A guarantee provides for the most part, surety in the case of an agreement between two parties.
Guarantees and indemnities can be an area of law which cause confusion and uncertainty to many.
As with many commonly used documents, the ADLS produces a standard Deed of Guarantee and Indemnity (ADLS Deed) which has been created with the intention to be used in a wide variety of situations.
The Guarantee component is a legally binding agreement wherein a person or company promises (guarantees) that the obligations of another party will be met. The most common application is in the case of loans and mortgages, for example where an individual may enter into a mortgage, and their parents will act as guarantors. Therefore, if the child fails to meet their obligations under the mortgage, the responsibility of paying the mortgage will fall upon the parents.
The Indemnity aspect of the Deed is where a party agrees to assume responsibility and cover the costs of any loss or damage suffered by a party – even if they didn’t cause it.
The ADLS Deed seeks to cover aspects of both cases and apply to a variety of situations and are an important tool in creditor’s protection against the risk of debtors defaulting and causing the creditor to suffer loss or damage as a result. By combining both a guarantee and an indemnity in a Deed, the ADLS seeks to ensure both parties are offered adequate protection – as there are advantages and disadvantages of both.
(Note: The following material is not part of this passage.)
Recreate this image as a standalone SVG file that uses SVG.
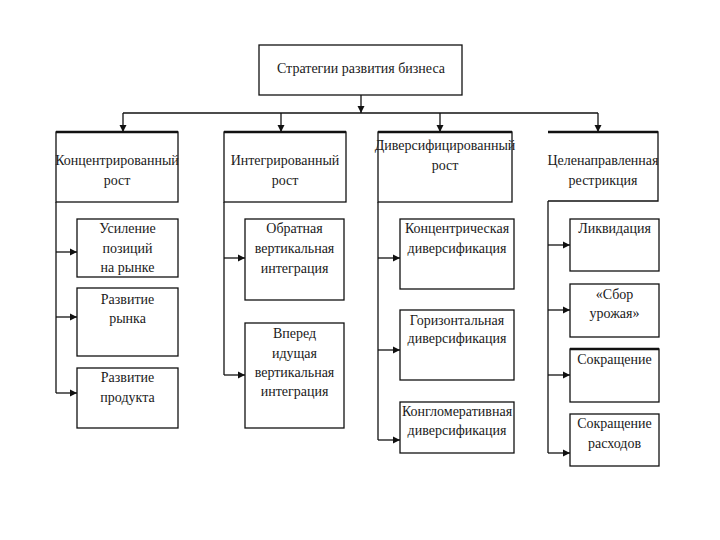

A recent case – Regan v Brougham  NZHC 1091 – brought the function and enforceability of a guarantee under scrutiny and is worth noting for the lack of protection it provided the creditor. In this case a loan agreement was entered into with no separate deed of guarantee and indemnity. The borrowers and the guarantor had signed an ADLS standard form loan agreement. This agreement provides for a covenantor as well as a guarantor; however the word covenantor had been deleted.
The agreement set out the obligations of the covenantor, and also contained a condition that the guarantor must sign a separate Deed of Guarantee and Indemnity. No deed was signed, and the Court found that the guarantor did not have any liability under the contract.
The Court’s reasoning was as follows:
- A covenantor enters into an agreement. They agree to be bound by the borrowers’ covenants.
- Should the borrower’s covenants be unenforceable, then the covenantor’s covenants are also unenforceable.
- A guarantor, when signing a Deed of Guarantee and Indemnity covenants in this way. However, they also separately indemnify the lender against any loss, should the borrower’s covenants not be enforceable against the borrower.
- The indemnity obligation is a separate obligation, and is independent of, and survives the failure of, the borrower’s covenant.
What this tells us is that if a separate Deed of Guarantee and Indemnity had been signed by the guarantor, the outcome of this case would have been different.
This case brings to light three very clear and separate obligations for the guarantor:
- A guarantee to meet the principal’s obligations if the principal fails to do so;
- Co-liability: the guarantor is treated as if they were the principal debtor under the agreement. Thus, they have all the same obligations.
- Indemnity: this functions as an additional obligation to indemnify the creditor.
Because the liability of the principal and the guarantor run together – should the principal’s liability be lessened, then that of the guarantor’s may also be.
Although the wording can be somewhat confusing, a Deed of Guarantee and Indemnity acts as a safety net for a creditor, ensuring that they have a layer of protection against loss and the obligations of the principal. It’s worth taking the time to consider the possible implications of a failure on the part of the principal, and what this could mean for you. The ADLS Deed is easily adapted to a range of situations and your lawyer can draft one for you in addition to your primary agreement.